Reproduce the listing below character for character; drop every image.
──────────────────────────────
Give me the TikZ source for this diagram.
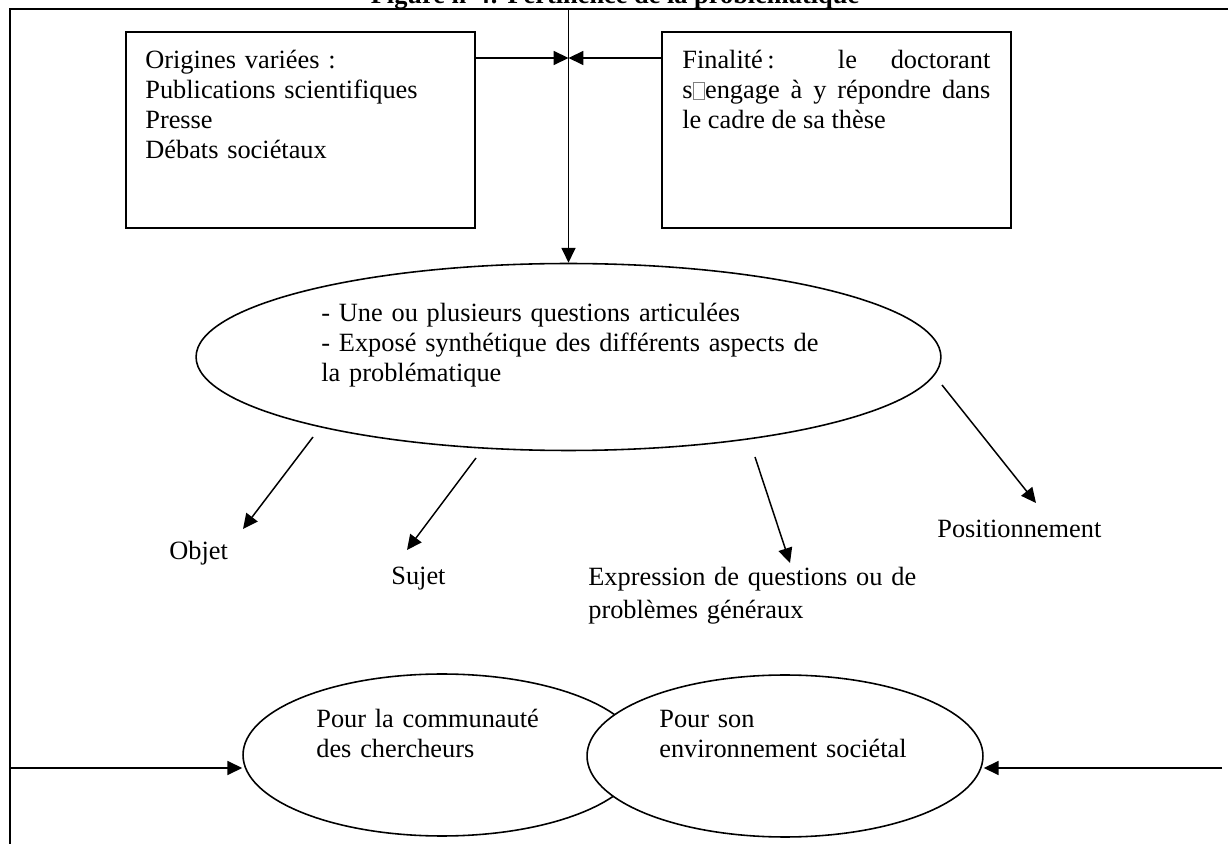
\documentclass[tikz,border=0pt]{standalone}
\usepackage{fontspec}
\setmainfont{Liberation Serif}
\usetikzlibrary{shapes.geometric,arrows.meta}
\newcommand{\carre}{{\color{gray}\fboxsep=0pt\fboxrule=0.4pt\fbox{\rule{0pt}{0.62em}\hspace{0.42em}}}}

\begin{document}
\begin{tikzpicture}[x=0.02cm,y=-0.02cm,
            txt/.style={anchor=base west,inner sep=0pt,align=left,font=\fontsize{15}{17}\selectfont},
            bloc/.style={txt,text width=12cm},
            boite/.style={draw,line width=0.9pt,inner sep=0pt},
            bulle/.style={ellipse,draw,line width=0.9pt,inner sep=0pt,fill=white},
            fleche/.style={line width=0.85pt,-{Triangle[length=8.5pt,width=8pt]}}]
            \useasboundingbox (0,0) rectangle (1232,844);

            \node (titre) at (615,4) [anchor=base,inner sep=0pt,font=\fontsize{15}{17}\selectfont\bfseries] {Figure n°4: Pertinence de la problématique};
            \draw[line width=1pt] (10,844) -- (10,9) -- (1228,9);

            \node (b1) at (300.5,130) [boite,minimum width=6.98cm,minimum height=3.92cm] {};
            \node (b2) at (836.5,130) [boite,minimum width=6.98cm,minimum height=3.92cm] {};
            \node (t1) at (145,69) [bloc] {Origines variées :\\Publications scientifiques\\Presse\\Débats sociétaux};
            \node (t2) at (682,69) [txt,text width=6.16cm,align=justify] {Finalité\,: le doctorant\linebreak s\carre engage à y répondre dans\linebreak le cadre de sa thèse};

            \node (e0) at (568.5,357) [bulle,minimum width=14.9cm,minimum height=3.74cm] {};
            \node (t3) at (321,322) [bloc] {- Une ou plusieurs questions articulées\\- Exposé synthétique des différents aspects de\\la problématique};

            \node (objet) at (169,560) [txt] {Objet};
            \node (sujet) at (391,585) [txt] {Sujet};
            \node (expr) at (588,586) [bloc] {Expression de questions ou de\\[1.5pt]problèmes généraux};
            \node (pos) at (937,538) [txt] {Positionnement};

            \node (e1) at (442,755) [bulle,minimum width=7.96cm,minimum height=3.24cm] {};
            \node (e2) at (785,756) [bulle,minimum width=7.92cm,minimum height=3.24cm] {};
            \node (t4) at (316,728) [bloc] {Pour la communauté\\des chercheurs};
            \node (t5) at (659,728) [bloc] {Pour son\\environnement sociétal};

            \coordinate (j) at (568.5,58);
            \coordinate (h) at (568.5,9);
            \coordinate (o1) at (313,437);  \coordinate (o2) at (243,529);
            \coordinate (s1) at (476,458);  \coordinate (s2) at (407,550);
            \coordinate (x1) at (755,457);  \coordinate (x2) at (790,563);
            \coordinate (p1) at (942,385);  \coordinate (p2) at (1036,503);
            \coordinate (g) at (10,768);
            \coordinate (d) at (1222,768);

            \draw[fleche] (b1.east |- j) -- (j);
            \draw[fleche] (b2.west |- j) -- (j);
            \draw[fleche] (h) -- (e0.north);
            \draw[fleche] (o1) -- (o2);
            \draw[fleche] (s1) -- (s2);
            \draw[fleche] (x1) -- (x2);
            \draw[fleche] (p1) -- (p2);
            \draw[fleche] (g) -- (e1.west |- g);
            \draw[fleche] (d) -- (e2.east |- d);

        \end{tikzpicture}
\end{document}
──────────────────────────────
◆ **Solved exercise**
Give me the TikZ source for this diagram.
\documentclass[tikz,border=0pt]{standalone}
\usepackage{fontspec}
\setmainfont{Liberation Serif}
\usetikzlibrary{shapes.geometric,arrows.meta}
\newcommand{\carre}{{\color{gray}\fboxsep=0pt\fboxrule=0.4pt\fbox{\rule{0pt}{0.62em}\hspace{0.42em}}}}

\begin{document}
\begin{tikzpicture}[x=0.02cm,y=-0.02cm,
            txt/.style={anchor=base west,inner sep=0pt,align=left,font=\fontsize{15}{17}\selectfont},
            bloc/.style={txt,text width=12cm},
            boite/.style={draw,line width=0.9pt,inner sep=0pt},
            bulle/.style={ellipse,draw,line width=0.9pt,inner sep=0pt,fill=white},
            fleche/.style={line width=0.85pt,-{Triangle[length=8.5pt,width=8pt]}}]
            \useasboundingbox (0,0) rectangle (1232,844);

            \node (titre) at (615,4) [anchor=base,inner sep=0pt,font=\fontsize{15}{17}\selectfont\bfseries] {Figure n°4: Pertinence de la problématique};
            \draw[line width=1pt] (10,844) -- (10,9) -- (1228,9);

            \node (b1) at (300.5,130) [boite,minimum width=6.98cm,minimum height=3.92cm] {};
            \node (b2) at (836.5,130) [boite,minimum width=6.98cm,minimum height=3.92cm] {};
            \node (t1) at (145,69) [bloc] {Origines variées :\\Publications scientifiques\\Presse\\Débats sociétaux};
            \node (t2) at (682,69) [txt,text width=6.16cm,align=justify] {Finalité\,: le doctorant\linebreak s\carre engage à y répondre dans\linebreak le cadre de sa thèse};

            \node (e0) at (568.5,357) [bulle,minimum width=14.9cm,minimum height=3.74cm] {};
            \node (t3) at (321,322) [bloc] {- Une ou plusieurs questions articulées\\- Exposé synthétique des différents aspects de\\la problématique};

            \node (objet) at (169,560) [txt] {Objet};
            \node (sujet) at (391,585) [txt] {Sujet};
            \node (expr) at (588,586) [bloc] {Expression de questions ou de\\[1.5pt]problèmes généraux};
            \node (pos) at (937,538) [txt] {Positionnement};

            \node (e1) at (442,755) [bulle,minimum width=7.96cm,minimum height=3.24cm] {};
            \node (e2) at (785,756) [bulle,minimum width=7.92cm,minimum height=3.24cm] {};
            \node (t4) at (316,728) [bloc] {Pour la communauté\\des chercheurs};
            \node (t5) at (659,728) [bloc] {Pour son\\environnement sociétal};

            \coordinate (j) at (568.5,58);
            \coordinate (h) at (568.5,9);
            \coordinate (o1) at (313,437);  \coordinate (o2) at (243,529);
            \coordinate (s1) at (476,458);  \coordinate (s2) at (407,550);
            \coordinate (x1) at (755,457);  \coordinate (x2) at (790,563);
            \coordinate (p1) at (942,385);  \coordinate (p2) at (1036,503);
            \coordinate (g) at (10,768);
            \coordinate (d) at (1222,768);

            \draw[fleche] (b1.east |- j) -- (j);
            \draw[fleche] (b2.west |- j) -- (j);
            \draw[fleche] (h) -- (e0.north);
            \draw[fleche] (o1) -- (o2);
            \draw[fleche] (s1) -- (s2);
            \draw[fleche] (x1) -- (x2);
            \draw[fleche] (p1) -- (p2);
            \draw[fleche] (g) -- (e1.west |- g);
            \draw[fleche] (d) -- (e2.east |- d);

        \end{tikzpicture}
\end{document}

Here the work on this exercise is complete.